I took my sister to the symphony last night as an early birthday present. We feasted our ears to the musical genius that is Beethoven. Michael Tilson Thomas conducted Beethoven's Symphony 9 and it was amazing to say the least! The symphony hall was full for a Wednesday night.
I've been going to the Symphony for a little over 3 years now and every single time I go, I fall in love even more. Just when I think that there's no way that I can love the symphony more than I already do, I find new ways to renew my appreciation for it. Last night was not an exception. They had a full on orchestra and a choir. There were soloists as well. Last night's concert easily fell into the number one spot of my favorites.
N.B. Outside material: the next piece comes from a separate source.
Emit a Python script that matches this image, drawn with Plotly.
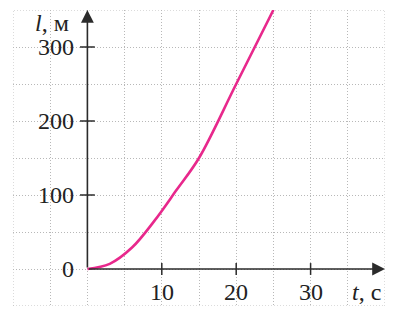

The concert hall was packed yet when the music started playing, I am quickly transported to a place where there is only me. Last night I was imagining what Beethoven was thinking when he composed this symphony which happened to be the last one he wrote. What was his thought process? What was he feeling? I've heard that the best composers are the ones that can truly capture their audience by taking them through the journey of their music; to feel the emotions through the notes. Having said that, then I will have to say that I was on a very emotional journey last night. It started off very light and cheery almost giddy to an extent and then it goes into a somewhat somber harmony (Adagio). This is always the part when I sit back and reflect on my life. My own personal journey; the paths I have taken that lead me to this very moment. My eyes started tearing thinking about the last two years. So much has happened, failed relationships, new friendships, humbling experiences and deeper connections. I thought about the times when I should have hugged a little tighter, kissed a little longer, talked sweeter not knowing that it was going to be the last time I would have had the opportunity.
Taking it all in, I am now consumed with gratefulness. I am thankful for the character building that my experiences have given me. Although they are not all peaches and cream, I still appreciate the lessons learned and will continue to learn.
The music continues and I am back in the present. Taking in the surrounding, looking at the awestruck faces of the crowd, I am one of them. I look over to my sister and she has a perma-grin which elated me because, just like me, she is also touched by the beauty and grandness of The Ode to Joy.